Garton Ash explained that the foundation of this type of social order should rest on what he called a "moral minimum of human dignity and human rights." He said that when this moral minimum is violated, states have not only a right but a duty to intervene. He called the international intervention in Kosovo a good precedent for the establishment of a global liberal order in the next millennium.

But although peacekeeping has rapidly become the new trend of international relations, Garton Ash said that human rights violations are still common. He said the most primary right being violated was the right to freedom from want.

"The greatest single challenge to a new liberal order is the massive and systematic violation of that moral minimum, in that more than one billion people in our world live in conditions of shaming and inhuman poverty and misery."

Garton Ash said the first step towards establishing a new social order is to tame violence. He said a good model is the European Union, where it has become unthinkable that members would resolve their differences by war. Garton Ash said the EU can serve as a stepping stone to a larger regional and global order:

"I think that the purpose of politics in the next millennium should be nothing less and nothing more -- and the nothing more is as important as the nothing less -- than to create a framework of liberal order, a framework in which men and women will be as free as they have ever been or can ever be."

Some speakers at the conference said Garton Ash's calls for freedom were too vague. Jordan's Prince El Hassan bin Talal said that bickering over the validity of labels such as social order and global integration is tantamount to, in his words, "putting old wine in new bottles."

"I simply wonder whether it's a question of what's in a name -- New Information Order, New Liberal Order, New International Humanitarian Order -- or is it a question of the uni-dimensional way in which we look at things. An economist will see one perspective, a representative of the world's faiths will see another perspective. And there is an absence of an overarching ethic of human solidarity."

Jacques Rupnik, a political scientist focusing on Central and Eastern Europe, also joined in the discussion. He countered Prince Hassan and said that an overarching theory cannot be applied to the countries in transition. Rupnik said it would be a mistake to overlook the specific problems of different countries.

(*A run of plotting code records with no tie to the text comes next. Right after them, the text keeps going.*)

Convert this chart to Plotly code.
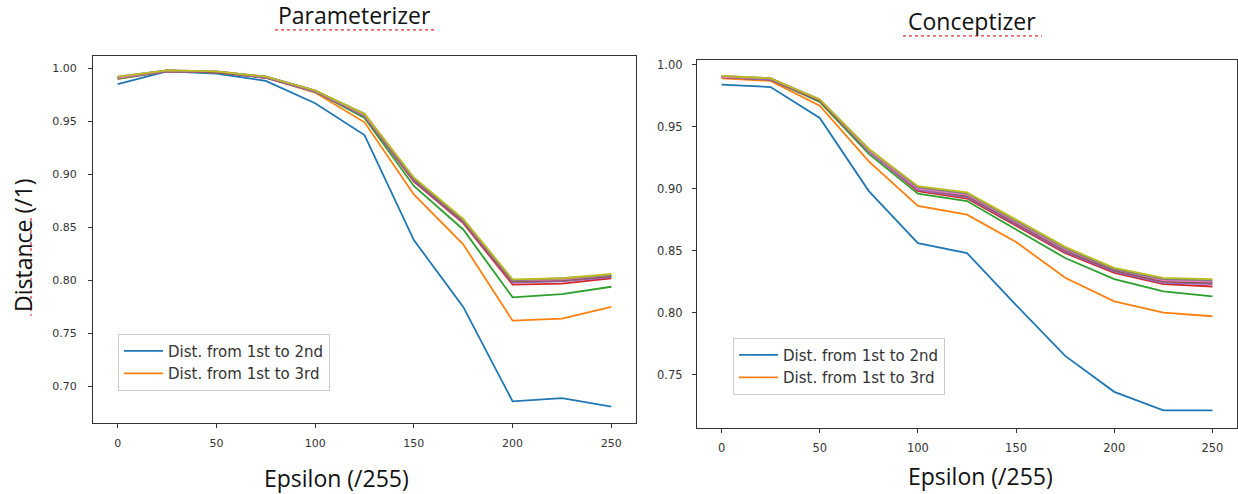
import plotly.graph_objects as go

W, H = 1238, 494

epsilon = [0, 25, 50, 75, 100, 125, 150, 175, 200, 225, 250]

# Parameterizer (left panel)
param_1_2 = [0.985, 0.997, 0.995, 0.988, 0.967, 0.937, 0.838, 0.775, 0.686, 0.689, 0.681]
param_1_3 = [0.990, 0.997, 0.996, 0.991, 0.977, 0.949, 0.881, 0.834, 0.762, 0.764, 0.775]
param_1_4 = [0.990, 0.997, 0.996, 0.991, 0.978, 0.953, 0.889, 0.848, 0.784, 0.787, 0.794]
param_1_5 = [0.991, 0.997, 0.996, 0.991, 0.978, 0.955, 0.893, 0.854, 0.796, 0.797, 0.802]
param_1_6 = [0.991, 0.997, 0.996, 0.991, 0.978, 0.955, 0.894, 0.855, 0.798, 0.799, 0.803]
param_1_7 = [0.991, 0.998, 0.996, 0.992, 0.979, 0.956, 0.895, 0.856, 0.799, 0.800, 0.804]
param_1_8 = [0.991, 0.998, 0.997, 0.992, 0.979, 0.956, 0.896, 0.857, 0.800, 0.801, 0.805]
param_1_9 = [0.992, 0.998, 0.997, 0.992, 0.979, 0.957, 0.896, 0.857, 0.800, 0.802, 0.805]
param_1_10 = [0.992, 0.998, 0.997, 0.992, 0.979, 0.957, 0.897, 0.858, 0.801, 0.802, 0.806]

# Conceptizer (right panel)
concept_1_2 = [0.984, 0.982, 0.957, 0.898, 0.856, 0.848, 0.806, 0.765, 0.736, 0.721, 0.721]
concept_1_3 = [0.989, 0.987, 0.967, 0.922, 0.886, 0.879, 0.857, 0.828, 0.809, 0.800, 0.797]
concept_1_4 = [0.990, 0.988, 0.970, 0.928, 0.896, 0.890, 0.867, 0.844, 0.827, 0.817, 0.813]
concept_1_5 = [0.990, 0.988, 0.971, 0.930, 0.898, 0.892, 0.870, 0.848, 0.832, 0.823, 0.821]
concept_1_6 = [0.990, 0.988, 0.971, 0.930, 0.899, 0.893, 0.871, 0.849, 0.833, 0.824, 0.823]
concept_1_7 = [0.990, 0.989, 0.971, 0.931, 0.900, 0.894, 0.872, 0.850, 0.834, 0.825, 0.824]
concept_1_8 = [0.990, 0.989, 0.972, 0.931, 0.900, 0.895, 0.873, 0.851, 0.835, 0.826, 0.825]
concept_1_9 = [0.991, 0.989, 0.972, 0.932, 0.901, 0.896, 0.874, 0.852, 0.835, 0.827, 0.826]
concept_1_10 = [0.991, 0.989, 0.972, 0.932, 0.902, 0.897, 0.875, 0.853, 0.836, 0.828, 0.827]

series_names = ["Dist. from 1st to 2nd", "Dist. from 1st to 3rd", "Dist. from 1st to 4th",
                "Dist. from 1st to 5th", "Dist. from 1st to 6th", "Dist. from 1st to 7th",
                "Dist. from 1st to 8th", "Dist. from 1st to 9th", "Dist. from 1st to 10th"]
colors = ["#1f77b4", "#ff7f0e", "#2ca02c", "#d62728", "#9467bd",
          "#8c564b", "#e377c2", "#7f7f7f", "#bcbd22"]

param_series = [param_1_2, param_1_3, param_1_4, param_1_5, param_1_6,
                param_1_7, param_1_8, param_1_9, param_1_10]
concept_series = [concept_1_2, concept_1_3, concept_1_4, concept_1_5, concept_1_6,
                  concept_1_7, concept_1_8, concept_1_9, concept_1_10]

x_ticks = [0, 50, 100, 150, 200, 250]
left_y_ticks = [0.70, 0.75, 0.80, 0.85, 0.90, 0.95, 1.00]
right_y_ticks = [0.75, 0.80, 0.85, 0.90, 0.95, 1.00]

fig = go.Figure()

for i, (vals, name, col) in enumerate(zip(param_series, series_names, colors)):
    fig.add_trace(go.Scatter(x=epsilon, y=vals, mode="lines", name=name,
                             line=dict(color=col, width=1.8),
                             xaxis="x", yaxis="y", legend="legend",
                             showlegend=(i < 2)))
for i, (vals, name, col) in enumerate(zip(concept_series, series_names, colors)):
    fig.add_trace(go.Scatter(x=epsilon, y=vals, mode="lines", name=name,
                             line=dict(color=col, width=1.8),
                             xaxis="x2", yaxis="y2", legend="legend2",
                             showlegend=(i < 2)))

def px_x(p):
    return p / W

def px_y(p):
    return 1 - p / H

def axis_style(size, standoff):
    return dict(showgrid=False, zeroline=False, showline=True, mirror=True,
                linecolor="#333333", linewidth=1.2, ticks="outside", ticklen=4,
                tickwidth=1.1, tickcolor="#333333", ticklabelstandoff=standoff,
                tickfont=dict(family="DejaVu Sans", size=size, color="#333333"))

legend_font = dict(family="DejaVu Sans", size=15, color="#333333")

fig.update_layout(
    width=W, height=H,
    margin=dict(l=0, r=0, t=0, b=0),
    paper_bgcolor="white", plot_bgcolor="white",
    xaxis=dict(domain=[px_x(93), px_x(636)], range=[-12.5, 262.5],
               tickvals=x_ticks, anchor="y", **axis_style(11, 5)),
    yaxis=dict(domain=[px_y(423), px_y(54)], range=[0.6653, 1.0117],
               tickvals=left_y_ticks, tickformat=".2f", anchor="x", **axis_style(11, 9)),
    xaxis2=dict(domain=[px_x(697), px_x(1237)], range=[-12.5, 262.5],
                tickvals=x_ticks, anchor="y2", **axis_style(11.5, 5)),
    yaxis2=dict(domain=[px_y(428), px_y(58)], range=[0.7066, 1.004],
                tickvals=right_y_ticks, tickformat=".2f", anchor="x2", **axis_style(11.5, 7)),
    legend=dict(x=px_x(118), y=px_y(333), xanchor="left", yanchor="top", itemwidth=39,
                bgcolor="rgba(255,255,255,0.85)", bordercolor="#cccccc", borderwidth=1,
                font=legend_font),
    legend2=dict(x=px_x(733), y=px_y(337), xanchor="left", yanchor="top", itemwidth=39,
                 bgcolor="rgba(255,255,255,0.85)", bordercolor="#cccccc", borderwidth=1,
                 font=legend_font),
)

title_font = dict(family="Open Sans", size=23, color="#111111")
annotations = [
    dict(text="Parameterizer", x=px_x(354), y=px_y(13)),
    dict(text="Conceptizer", x=px_x(972), y=px_y(19)),
    dict(text="Epsilon (/255)", x=px_x(336), y=px_y(478)),
    dict(text="Epsilon (/255)", x=px_x(980), y=px_y(476)),
    dict(text="Distance (/1)", x=px_x(23), y=px_y(244), textangle=-90),
]
for a in annotations:
    fig.add_annotation(xref="paper", yref="paper", showarrow=False,
                       xanchor="center", yanchor="middle", font=title_font, **a)

# red dotted spell-check underlines seen in the reference
squiggle = dict(type="line", xref="paper", yref="paper",
                line=dict(color="#e03030", width=1.2, dash="dot"))
fig.add_shape(x0=px_x(275), x1=px_x(434), y0=px_y(28), y1=px_y(28), **squiggle)
fig.add_shape(x0=px_x(903), x1=px_x(1042), y0=px_y(34), y1=px_y(34), **squiggle)
fig.add_shape(x0=px_x(31), x1=px_x(31), y0=px_y(217), y1=px_y(315), **squiggle)

fig.write_html(
    "out.html",
    config={"displayModeBar": False},
    post_script="document.body.style.margin='0';"
                "document.documentElement.style.overflow='hidden';"
                "document.body.style.overflow='hidden';",
)
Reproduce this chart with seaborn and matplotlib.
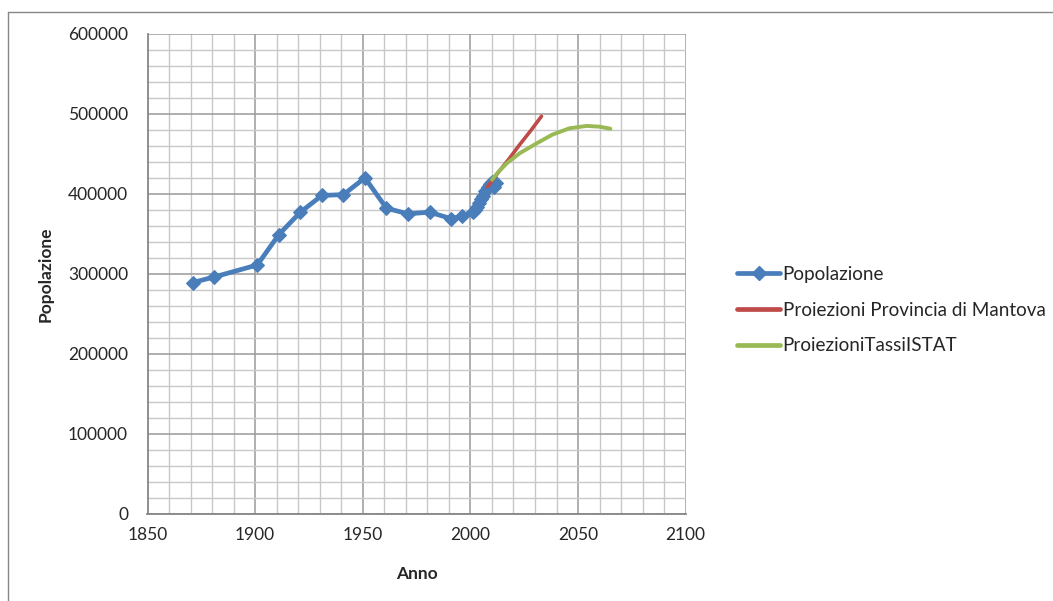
import matplotlib
matplotlib.use("Agg")
import matplotlib.pyplot as plt
import matplotlib.ticker as mtick
from matplotlib.lines import Line2D
import pandas as pd
import seaborn as sns

# ──────────────────────────────────────────────
# Data
# ──────────────────────────────────────────────
anni_pop = [1871, 1881, 1901, 1911, 1921, 1931, 1941, 1951, 1961, 1971, 1981,
            1991, 1996, 2001, 2002, 2003, 2004, 2005, 2006, 2007, 2008, 2009,
            2010, 2011, 2012]
popolazione = [289000, 296000, 311000, 349000, 377000, 398000, 399000, 420000,
               382000, 375000, 377000, 369000, 372000, 377800, 379500, 383000,
               388000, 393000, 397500, 403000, 408500, 412000, 415000, 408000,
               413000]

anni_mantova = [2008, 2013, 2018, 2023, 2028, 2033]
proiezioni_mantova = [409000, 427000, 444000, 462000, 479000, 497000]

anni_istat = [2010, 2013, 2017, 2023, 2031, 2038, 2046, 2054, 2060, 2065]
proiezioni_istat = [417500, 427500, 438500, 451000, 463500, 474000, 482000,
                    485000, 484000, 481500]

LABEL_POP = "Popolazione"
LABEL_MANTOVA = "Proiezioni Provincia di Mantova"
LABEL_ISTAT = "ProiezioniTassiISTAT"

BLUE = "#4A7EBB"
RED = "#BE4B48"
GREEN = "#98B954"

# ──────────────────────────────────────────────
# Style
# ──────────────────────────────────────────────
sns.set_style("white")
plt.rcParams["font.family"] = ["Lato", "DejaVu Sans"]
plt.rcParams["font.size"] = 12

fig = plt.figure(figsize=(10.53, 6.01), dpi=100)
ax = fig.add_axes([147.5 / 1053, 87.5 / 601, 538.2 / 1053, 479.5 / 601])

df_pop = pd.DataFrame({"Anno": anni_pop, "Popolazione": popolazione})
df_man = pd.DataFrame({"Anno": anni_mantova, "Popolazione": proiezioni_mantova})
df_ist = pd.DataFrame({"Anno": anni_istat, "Popolazione": proiezioni_istat})

sns.lineplot(data=df_pop, x="Anno", y="Popolazione", ax=ax, color=BLUE,
             lw=3.4, marker="D", markersize=7, markeredgecolor=BLUE,
             sort=False, estimator=None, zorder=3)
sns.lineplot(data=df_man, x="Anno", y="Popolazione", ax=ax, color=RED,
             lw=2.6, sort=False, estimator=None, zorder=4)
sns.lineplot(data=df_ist, x="Anno", y="Popolazione", ax=ax, color=GREEN,
             lw=2.8, sort=False, estimator=None, zorder=5)

ax.set_xlim(1850, 2100)
ax.set_ylim(0, 600000)
ax.xaxis.set_major_locator(mtick.MultipleLocator(50))
ax.xaxis.set_minor_locator(mtick.MultipleLocator(10))
ax.yaxis.set_major_locator(mtick.MultipleLocator(100000))
ax.yaxis.set_minor_locator(mtick.MultipleLocator(20000))
ax.yaxis.set_major_formatter(mtick.FormatStrFormatter("%d"))

ax.grid(which="major", color="#9A9A9A", lw=1.1, zorder=0)
ax.grid(which="minor", color="#C8C8C8", lw=1.0, zorder=0)
ax.set_axisbelow(True)

for side in ["top", "right"]:
    ax.spines[side].set_visible(False)
for side in ["left", "bottom"]:
    ax.spines[side].set_color("#868686")
    ax.spines[side].set_linewidth(1.3)

ax.tick_params(which="major", direction="out", length=4, width=1,
               color="#868686", labelsize=12.5, pad=10)
ax.tick_params(axis="x", which="major", pad=6)
ax.tick_params(which="minor", length=0)

ax.set_xlabel("Anno", fontsize=12.5, fontweight="bold", labelpad=16)
ax.set_ylabel("Popolazione", fontsize=12.5, fontweight="bold", labelpad=10)

handles = [
    Line2D([], [], color=BLUE, lw=3.4, marker="D", markersize=7),
    Line2D([], [], color=RED, lw=3.4),
    Line2D([], [], color=GREEN, lw=3.4),
]
fig.legend(handles, [LABEL_POP, LABEL_MANTOVA, LABEL_ISTAT],
           loc="center left", bbox_to_anchor=(737 / 1053, 1 - 310 / 601),
           frameon=False, fontsize=13.6, handlelength=2.3, handletextpad=0.12,
           labelspacing=1.0, borderpad=0, borderaxespad=0)

# outer chart frame (only top and left edges fall inside the picture)
fig.add_artist(Line2D([8 / 1053, 8 / 1053], [0, 1 - 12 / 601],
                      transform=fig.transFigure, color="#868686", lw=1))
fig.add_artist(Line2D([8 / 1053, 1], [1 - 12 / 601, 1 - 12 / 601],
                      transform=fig.transFigure, color="#868686", lw=1))

fig.savefig("out.png", dpi=100)
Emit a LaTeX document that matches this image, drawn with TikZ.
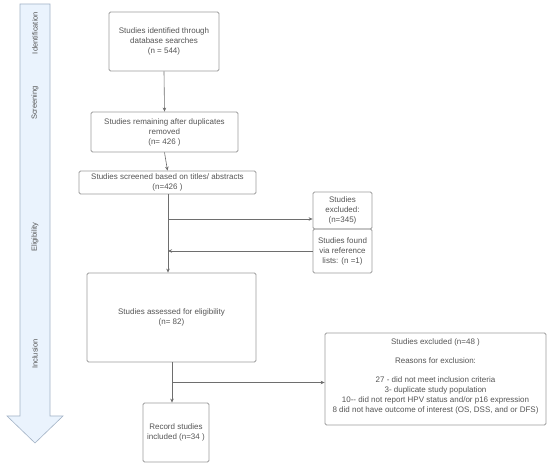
\documentclass[tikz,border=0pt]{standalone}
\usepackage{fontspec}
\setmainfont{Liberation Sans}
\usetikzlibrary{arrows.meta}
\definecolor{txtc}{HTML}{555555}
\definecolor{boxc}{HTML}{9C9C9C}
\definecolor{linec}{HTML}{6E6E6E}
\definecolor{bandfill}{HTML}{EAF3FD}
\definecolor{bandline}{HTML}{A3B3C6}
\tikzset{
  box/.style={draw=boxc, line width=0.8pt, rounded corners=1.5pt, inner sep=0pt, align=center, text=txtc, font=\fontsize{8}{10}\selectfont},
  txt/.style={inner sep=0pt, align=center, text=txtc, font=\fontsize{8}{9.7}\selectfont},
  conn/.style={draw=linec, line width=0.6pt, -{Stealth[length=4pt,width=3.5pt]}},
  plain/.style={draw=linec, line width=0.6pt},
  stage/.style={rotate=90, text=txtc, font=\fontsize{7.5}{9}\selectfont, inner sep=0pt}
}
\begin{document}
\begin{tikzpicture}[x=1pt,y=-1pt]
\useasboundingbox (0,0) rectangle (550,465);
\fill[white] (0,0) rectangle (550,465);
% stage band
\draw[bandline, fill=bandfill, line width=0.6pt] (20,4) -- (50,4) -- (50,416) -- (63,416) -- (35,443) -- (7,416) -- (20,416) -- cycle;
\node[stage] (s1) at (35,33) {Identification};
\node[stage] (s2) at (35,103) {Screening};
\node[stage] (s3) at (35,237) {Eligibility};
\node[stage] (s4) at (35,354) {Inclusion};
% boxes
\node[box, minimum width=110, minimum height=59] (b1) at (164,41.5) {Studies identified through\\database searches\\(n = 544)};
\node[box, minimum width=147, minimum height=40] (b2) at (164.5,132) {Studies remaining after duplicates\\removed\\(n= 426 )};
\node[box, minimum width=177, minimum height=23] (b3) at (167.5,182.5) {Studies screened based on titles/ abstracts\\(n=426 )};
\node[box, minimum width=59, minimum height=37] (e1) at (342.5,210.5) {Studies\\excluded:\\(n=345)};
\node[box, minimum width=59, minimum height=44] (f1) at (342.5,251) {Studies found\\via reference\\lists: (n =1)};
\node[box, minimum width=169, minimum height=89] (a1) at (171.5,317.5) {Studies assessed for eligibility\\(n= 82)};
\node[box, minimum width=66, minimum height=59] (r1) at (176,432.5) {Record studies\\included (n=34 )};
\node[box, minimum width=221, minimum height=92] (e2) at (435.5,379) {};
\node[txt] (e2t) at (435.5,376) {Studies excluded (n=48 )\\[9.7pt]Reasons for exclusion:\\[9.7pt]27 - did not meet inclusion criteria\\3- duplicate study population\\10-{}- did not report HPV status and/or p16 expression\\8 did not have outcome of interest (OS, DSS, and or DFS)};
% connectors
\draw[conn] (b1.south) -- (b2.north);
\draw[conn] (b2.south) -- (b3.north);
\coordinate (j1) at (168,219);
\coordinate (j2) at (168,251);
\coordinate (j3) at (172,382.5);
\draw[conn] (b3.south -| j1) -- (a1.north -| j1);
\draw[conn] (j1) -- (j1 -| e1.west);
\draw[conn] (f1.west |- j2) -- (j2);
\draw[conn] (a1.south -| j3) -- (r1.north -| j3);
\draw[conn] (j3) -- (j3 -| e2.west);
\end{tikzpicture}
\end{document}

"The question for Europe vis-a-vis Russia is quite different from those (questions) vis-a-vis Central Europe, where we have had a conversion to democracy, a market economy, and where the issue for Europe is no just what kind of partnership, but what kind of integration, what kind of enlargement of Europe is possible. And then we have a third element, third part of the European picture after the transition, that is the fate of the transitions in the Balkans, the transition derailed by agendas of nation-state building, or homogeneous nation-state building. And there the issue for Europe is not integration, in the same sense as with Central Europe, but intervention."

Rupnik said that if you ignore the specific circumstances of each country, you are ignoring the larger historical personality of transition nations. He reminded the audience of intellectuals that the past will not escape us. Each nation, he said, lives within the confines of its own history -- whether the future brings a celebration of diversity, or a denigration.